Delivery Semantics
Delivery Semantics answers: what guarantees does an interaction edge provide?
Delivery guarantees are always scoped to a defined boundary, key, stream, partition, actor, transaction, or protocol. They do not automatically mean that a business transition committed.
Delivery semantics may specify:
- At-most-once, at-least-once, or effectively-once delivery within a defined boundary.
- Ordered delivery per key.
- Durable or volatile delivery.
- Replayable or retained delivery.
- Deduplicated delivery.
- Whether the receiver must be idempotent.

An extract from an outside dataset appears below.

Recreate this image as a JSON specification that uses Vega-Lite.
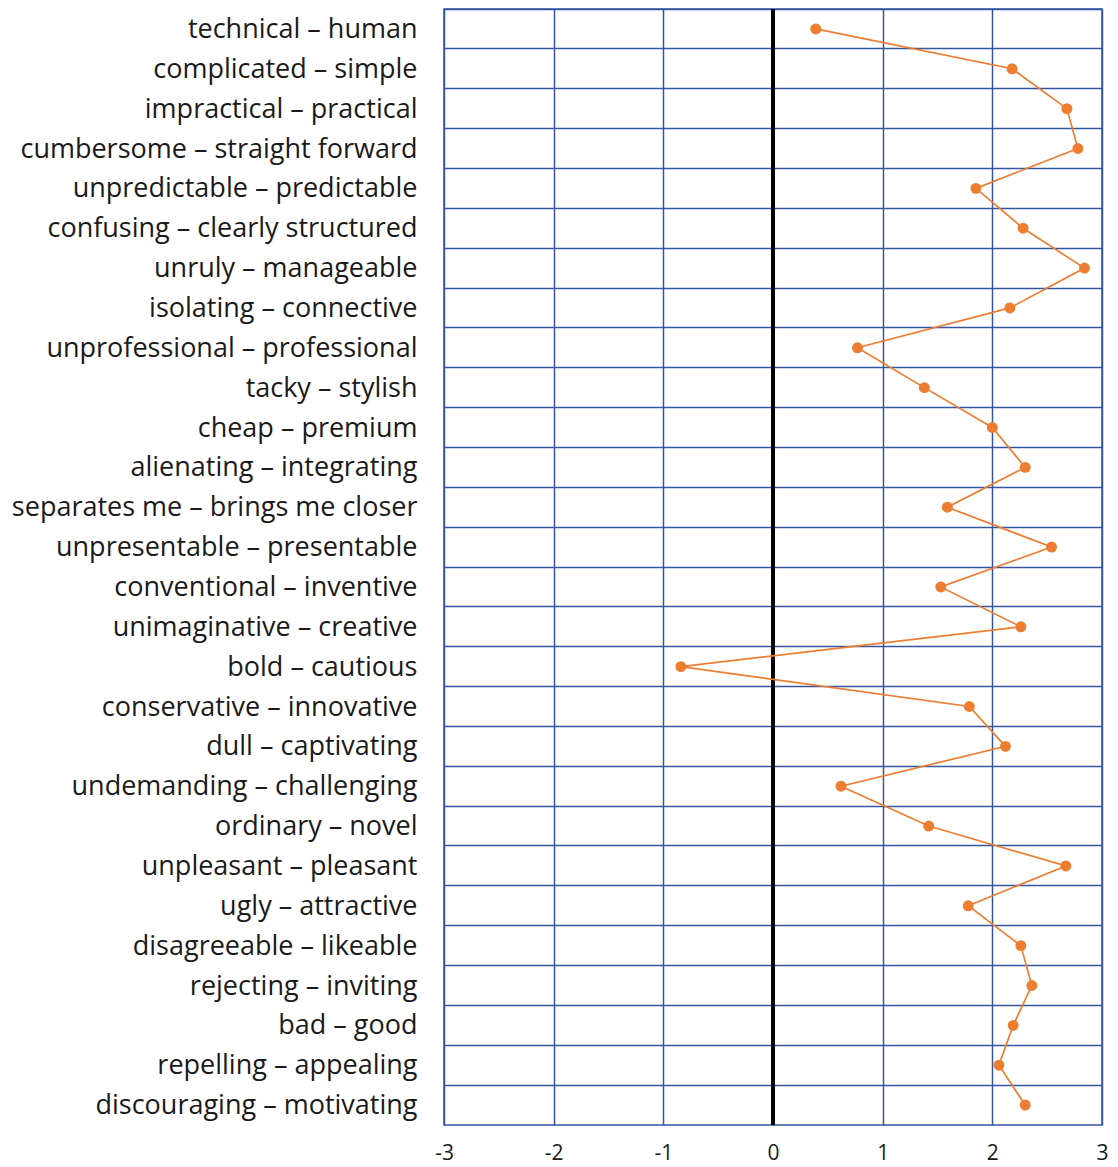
{
  "$schema": "https://vega.github.io/schema/vega-lite/v6.json",
  "autosize": {"type": "none"},
  "width": 658,
  "height": 1116,
  "padding": {"left": 444, "top": 9, "right": 16, "bottom": 42},
  "background": "white",
  "config": {
    "view": {"stroke": "#34559f", "strokeWidth": 1.5},
    "font": "Open Sans"
  },
  "data": {
    "values": [
      {"i": 1, "pair": "technical – human", "value": 0.39},
      {"i": 2, "pair": "complicated – simple", "value": 2.18},
      {"i": 3, "pair": "impractical – practical", "value": 2.68},
      {"i": 4, "pair": "cumbersome – straight forward", "value": 2.78},
      {"i": 5, "pair": "unpredictable – predictable", "value": 1.85},
      {"i": 6, "pair": "confusing – clearly structured", "value": 2.28},
      {"i": 7, "pair": "unruly – manageable", "value": 2.84},
      {"i": 8, "pair": "isolating – connective", "value": 2.16},
      {"i": 9, "pair": "unprofessional – professional", "value": 0.77},
      {"i": 10, "pair": "tacky – stylish", "value": 1.38},
      {"i": 11, "pair": "cheap – premium", "value": 2.0},
      {"i": 12, "pair": "alienating – integrating", "value": 2.3},
      {"i": 13, "pair": "separates me – brings me closer", "value": 1.59},
      {"i": 14, "pair": "unpresentable – presentable", "value": 2.54},
      {"i": 15, "pair": "conventional – inventive", "value": 1.53},
      {"i": 16, "pair": "unimaginative – creative", "value": 2.26},
      {"i": 17, "pair": "bold – cautious", "value": -0.84},
      {"i": 18, "pair": "conservative – innovative", "value": 1.79},
      {"i": 19, "pair": "dull – captivating", "value": 2.12},
      {"i": 20, "pair": "undemanding – challenging", "value": 0.62},
      {"i": 21, "pair": "ordinary – novel", "value": 1.42},
      {"i": 22, "pair": "unpleasant – pleasant", "value": 2.67},
      {"i": 23, "pair": "ugly – attractive", "value": 1.78},
      {"i": 24, "pair": "disagreeable – likeable", "value": 2.26},
      {"i": 25, "pair": "rejecting – inviting", "value": 2.36},
      {"i": 26, "pair": "bad – good", "value": 2.19},
      {"i": 27, "pair": "repelling – appealing", "value": 2.06},
      {"i": 28, "pair": "discouraging – motivating", "value": 2.3}
    ]
  },
  "encoding": {
    "y": {
      "field": "pair",
      "type": "nominal",
      "sort": null,
      "scale": {"type": "band", "paddingInner": 0, "paddingOuter": 0},
      "axis": {
        "title": null,
        "domain": false,
        "ticks": false,
        "grid": true,
        "bandPosition": 0,
        "gridColor": "#34559f",
        "gridWidth": 1.5,
        "gridOpacity": 1,
        "labelFontSize": 27,
        "labelColor": "#1a1a1a",
        "labelPadding": 27,
        "labelLimit": 600,
        "labelBaseline": "middle",
        "labelOffset": 1
      }
    }
  },
  "layer": [
    {
      "mark": {"type": "rule", "color": "black", "strokeWidth": 3},
      "encoding": {"x": {"datum": 0, "type": "quantitative"}, "y": null}
    },
    {
      "mark": {
        "type": "line",
        "color": "#ed7d31",
        "strokeWidth": 1.7,
        "point": {"filled": true, "size": 120, "color": "#ed7d31", "opacity": 1}
      },
      "encoding": {
        "x": {
          "field": "value",
          "type": "quantitative",
          "scale": {"domain": [-3, 3], "nice": false, "zero": false},
          "axis": {
            "title": null,
            "values": [-3, -2, -1, 0, 1, 2, 3],
            "labelExpr": "'' + datum.value",
            "labelFlush": false,
            "domain": false,
            "ticks": false,
            "grid": true,
            "gridColor": "#34559f",
            "gridWidth": 1.5,
            "gridOpacity": 1,
            "labelFontSize": 21,
            "labelColor": "#1a1a1a",
            "labelPadding": 17
          }
        },
        "order": {"field": "i", "type": "quantitative"}
      }
    }
  ]
}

- What acknowledgments mean.
For CRDTs, delivery requirements depend on the CRDT family. State-based CRDTs can tolerate duplicated state delivery when merge is idempotent. Operation-based CRDTs require the delivery assumptions under which concurrent operations commute, such as causal, reliable, or exactly-once operation delivery within the relevant boundary.
The meaning of an acknowledgment must be defined explicitly. It may mean accepted, persisted, processed, committed, responsibility transferred, or something narrower.
Delivery semantics are one way asynchronous interaction gains stronger structure. Ordered delivery, durable delivery, acknowledgment, replay, and deduplication do not necessarily make the interaction synchronous, but they define which independent occurrences are later related, joined, or observed as coherent.
Related concepts: interaction, acknowledgments, ordering, commit boundaries, effects, idempotency, recovery, CRDTs, synchrony and asynchrony, observer, brokers, network.